One frequently stated concern about the establishment of a Voice to Parliament is that the body could undermine the power of the parliament, delaying legislation or potentially becoming the equivalent of a ‘third house’. However, most authoritative commentators are clear that it is within the government’s ability by legislation to design a Voice that would not infringe on the power of either government or parliament.
Emeritus Professor Anne Twomey has written the clearest responses to this question. She points out that the proposed amendment to the Constitution specifies that parliament would have the power to determine the ‘composition, roles, powers and procedures’ of the Voice, which could give advice on legislation put forth by the parliament where it concerned Aboriginal and Torres Strait Islander people. She explains that, if the referendum is successful, the government would then draft legislation to establish a body without the capacity to interfere with the work of parliament. She emphasises that the amendment would only enable the existence of an Indigenous Voice to Parliament, leaving to the parliament the power to establish its precise nature.
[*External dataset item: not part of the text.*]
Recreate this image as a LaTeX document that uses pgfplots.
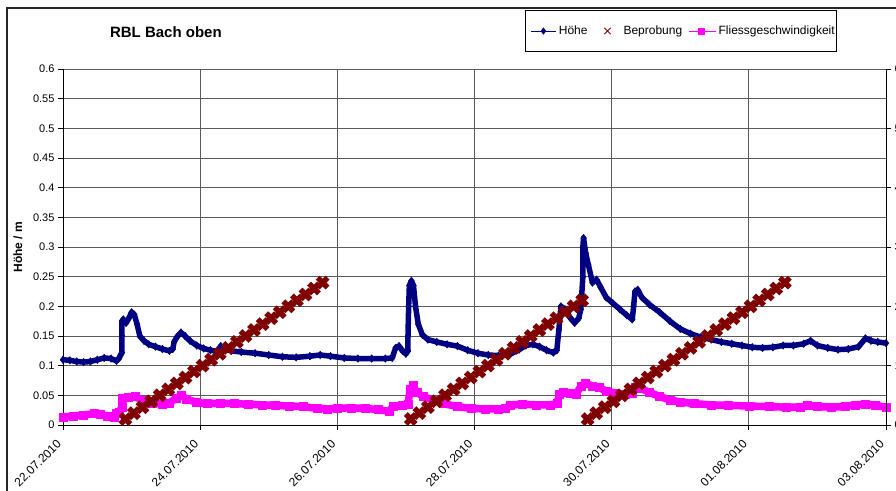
\documentclass[border=0pt]{standalone}
\usepackage{pgfplots}
\pgfplotsset{compat=1.18}
\usepackage{fontspec}
\setmainfont{Liberation Sans}
\definecolor{hoehe}{HTML}{000080}
\definecolor{bepro}{HTML}{800000}
\definecolor{fliess}{HTML}{FF00FF}
\definecolor{gridc}{HTML}{5A5A5A}

\pgfplotstableread{
x y
0.00 0.110
0.10 0.109
0.20 0.107
0.30 0.106
0.40 0.107
0.50 0.110
0.60 0.113
0.70 0.112
0.78 0.108
0.82 0.113
0.84 0.118
0.86 0.122
0.86 0.150
0.86 0.175
0.88 0.178
0.92 0.172
0.96 0.180
1.00 0.190
1.04 0.186
1.08 0.170
1.12 0.150
1.18 0.142
1.25 0.136
1.35 0.132
1.45 0.128
1.55 0.125
1.60 0.128
1.62 0.140
1.66 0.148
1.72 0.156
1.78 0.150
1.85 0.142
1.95 0.134
2.05 0.129
2.15 0.126
2.25 0.124
2.30 0.133
2.36 0.128
2.45 0.125
2.60 0.123
2.80 0.121
3.00 0.118
3.20 0.115
3.40 0.114
3.60 0.116
3.75 0.118
3.90 0.116
4.10 0.113
4.30 0.112
4.50 0.112
4.70 0.112
4.80 0.113
4.85 0.130
4.90 0.133
4.95 0.125
5.00 0.120
5.03 0.125
5.03 0.150
5.04 0.200
5.05 0.235
5.08 0.243
5.11 0.235
5.14 0.200
5.18 0.170
5.24 0.152
5.32 0.144
5.45 0.140
5.60 0.136
5.75 0.133
5.90 0.126
6.05 0.121
6.20 0.118
6.35 0.117
6.50 0.118
6.65 0.127
6.75 0.134
6.85 0.136
6.95 0.132
7.05 0.126
7.15 0.122
7.20 0.126
7.23 0.160
7.26 0.200
7.32 0.195
7.40 0.180
7.46 0.172
7.52 0.180
7.55 0.195
7.58 0.250
7.58 0.300
7.59 0.315
7.62 0.290
7.66 0.270
7.72 0.240
7.78 0.245
7.84 0.232
7.92 0.215
8.02 0.205
8.12 0.195
8.22 0.185
8.30 0.178
8.32 0.200
8.34 0.225
8.38 0.228
8.44 0.215
8.55 0.203
8.70 0.190
8.85 0.175
9.00 0.162
9.15 0.154
9.30 0.148
9.45 0.144
9.60 0.140
9.75 0.137
9.90 0.134
10.05 0.131
10.20 0.130
10.35 0.131
10.50 0.134
10.65 0.134
10.80 0.137
10.90 0.142
11.00 0.134
11.15 0.130
11.30 0.127
11.45 0.128
11.60 0.132
11.70 0.146
11.78 0.142
11.88 0.140
12.00 0.138
}\hoehedata

\pgfplotstableread{
x y
0.00 0.013
0.15 0.015
0.30 0.017
0.45 0.019
0.55 0.018
0.65 0.015
0.75 0.013
0.78 0.020
0.82 0.022
0.86 0.030
0.87 0.045
0.95 0.046
1.05 0.048
1.15 0.042
1.30 0.037
1.45 0.035
1.55 0.037
1.65 0.045
1.72 0.050
1.80 0.044
1.95 0.038
2.10 0.036
2.30 0.037
2.50 0.036
2.70 0.035
2.90 0.034
3.10 0.033
3.30 0.032
3.50 0.031
3.70 0.028
3.85 0.027
4.00 0.028
4.20 0.029
4.40 0.028
4.60 0.026
4.75 0.023
4.82 0.032
4.95 0.033
5.03 0.035
5.06 0.060
5.10 0.067
5.16 0.055
5.25 0.048
5.40 0.042
5.55 0.036
5.75 0.031
5.95 0.028
6.15 0.027
6.35 0.027
6.45 0.028
6.52 0.034
6.70 0.035
6.90 0.034
7.10 0.034
7.20 0.036
7.24 0.052
7.30 0.056
7.40 0.053
7.48 0.052
7.55 0.065
7.62 0.070
7.72 0.066
7.82 0.063
7.92 0.057
8.05 0.054
8.20 0.052
8.30 0.054
8.34 0.064
8.42 0.062
8.55 0.055
8.70 0.048
8.85 0.042
9.00 0.039
9.20 0.036
9.45 0.034
9.70 0.033
10.00 0.032
10.30 0.031
10.55 0.030
10.75 0.030
10.85 0.033
11.00 0.031
11.20 0.030
11.40 0.031
11.55 0.034
11.70 0.035
11.85 0.033
12.00 0.030
}\fliessdata

\pgfplotstableread{
x y
0.910 1
1.035 2
1.160 3
1.285 4
1.410 5
1.535 6
1.660 7
1.785 8
1.910 9
2.035 10
2.160 11
2.285 12
2.410 13
2.535 14
2.660 15
2.785 16
2.910 17
3.035 18
3.160 19
3.285 20
3.410 21
3.535 22
3.660 23
3.785 24
5.070 1
5.195 2
5.320 3
5.445 4
5.570 5
5.695 6
5.820 7
5.945 8
6.070 9
6.195 10
6.320 11
6.445 12
6.570 13
6.695 14
6.820 15
6.945 16
7.070 17
7.195 18
7.320 19
7.445 20
7.570 21
7.650 1
7.775 2
7.900 3
8.025 4
8.150 5
8.275 6
8.400 7
8.525 8
8.650 9
8.775 10
8.900 11
9.025 12
9.150 13
9.275 14
9.400 15
9.525 16
9.650 17
9.775 18
9.900 19
10.025 20
10.150 21
10.275 22
10.400 23
10.525 24
}\beprodata

\begin{document}
\begin{tikzpicture}
\begin{axis}[
  at={(0pt,0pt)}, anchor=south west,
  scale only axis, width=823pt, height=356pt,
  xmin=0, xmax=12, ymin=0, ymax=0.6,
  axis x line*=bottom, axis y line*=left,
  axis line style={black, line width=0.8pt},
  xtick={0,2,4,6,8,10,12},
  xticklabels={22.07.2010,24.07.2010,26.07.2010,28.07.2010,30.07.2010,01.08.2010,03.08.2010},
  ytick={0,0.05,0.1,0.15,0.2,0.25,0.3,0.35,0.4,0.45,0.5,0.55,0.6},
  yticklabel style={font=\fontsize{11}{13}\selectfont, /pgf/number format/fixed, /pgf/number format/precision=2, /pgf/number format/assume math mode=true},
  xticklabel style={xshift=-7pt, yshift=-6pt, rotate=45, anchor=north east, inner sep=2pt, font=\fontsize{12}{14}\selectfont},
  tick align=outside, major tick length=5pt,
  tick style={black, line width=0.8pt},
  grid=major, major grid style={gridc, line width=0.8pt},
  ylabel={Höhe / m},
  ylabel style={font=\bfseries\fontsize{12}{14}\selectfont, at={(axis description cs:-0.0547,0.5)}, anchor=center},
  title={RBL Bach oben},
  title style={font=\bfseries\fontsize{15}{18}\selectfont, at={(axis description cs:0.125,1.087)}, anchor=center},
  clip=false,
]
\addplot[hoehe, line width=5.5pt, line join=round, mark=diamond*, mark size=3.8pt, mark options={solid, hoehe, line width=0.5pt}] table[x=x,y=y] {\hoehedata};
\addplot[fliess, line width=7.5pt, line join=round, mark=square*, mark size=4pt, mark options={solid, fliess, line width=0.5pt}] table[x=x,y=y] {\fliessdata};
\end{axis}
\begin{axis}[
  at={(0pt,0pt)}, anchor=south west,
  scale only axis, width=823pt, height=356pt,
  xmin=0, xmax=12, ymin=0, ymax=60,
  axis x line=none, axis y line*=right,
  axis line style={black, line width=0.8pt},
  ytick={0,10,20,30,40,50,60},
  yticklabel style={font=\fontsize{11}{13}\selectfont, /pgf/number format/assume math mode=true},
  tick align=outside, major tick length=5pt,
  tick style={black, line width=0.8pt},
  clip=false,
  legend columns=3,
  legend style={at={(axis description cs:0.5614,1.1657)}, anchor=north west,
    draw=black, line width=0.8pt, fill=white,
    font=\fontsize{12}{14}\selectfont,
    inner xsep=1pt, inner ysep=14.5pt,
    nodes={inner sep=1pt},
    /tikz/every odd column/.append style={column sep=1pt},
    /tikz/every even column/.append style={column sep=2pt}},
]
\addlegendimage{legend image code/.code={
  \path[draw=none, fill=none] (0pt,0pt) -- (30pt,0pt);
  \draw[hoehe, line width=0.8pt] (5pt,0pt) -- (30pt,0pt);
  \draw[hoehe, mark=diamond*, mark size=3pt, only marks] plot coordinates {(17pt,0pt)};}}
\addlegendentry{Höhe}
\addlegendimage{legend image code/.code={
  \path[draw=none, fill=none] (0pt,0pt) -- (31pt,0pt);
  \draw[bepro, line width=0.8pt, mark=x, mark size=4.5pt, only marks] plot coordinates {(17pt,0pt)};}}
\addlegendentry{Beprobung}
\addlegendimage{legend image code/.code={
  \path[draw=none, fill=none] (0pt,0pt) -- (31pt,0pt);
  \draw[fliess, line width=0.8pt] (4pt,0pt) -- (31pt,0pt);
  \draw[fliess, mark=square*, mark size=3pt, only marks] plot coordinates {(16pt,0pt)};}}
\addlegendentry{Fliessgeschwindigkeit}
\addplot[forget plot, only marks, mark=x, mark size=7pt, line width=5.5pt, bepro] table[x=x,y=y] {\beprodata};
\end{axis}
\draw[black!85, line width=1.3pt] (-56pt,-70pt) -- (-56pt,417pt) -- (840pt,417pt);
\pgfresetboundingbox
\path[use as bounding box] (-63pt,-65pt) rectangle (833pt,425pt);
\end{tikzpicture}
\end{document}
This would have the added advantage of allowing the Voice’s structure and capacities to be changed if were to be perceived not to be functioning as efficiently as it should be, or to be undermining the power of the parliament.
Additionally, Twomey points out, it is readily possible to ensure the Voice would not be capable of delaying or vetoing legislation by specifying that parliament need only seek its advice in relation to legislation being discussed or about to be discussed. It would equally be possible to prevent the courts from limiting the power of parliament to pass legislation without consulting the Voice.
For these reasons there is a strong case that the establishment of a Voice to Parliament need not infringe on the power or efficiency of the Australian parliament. Both the wording of the proposed constitutional amendment and the capacity of the parliament to fashion any ensuing legislation appropriately provide sufficient safeguards to ensure that the existing system of government will not be undermined.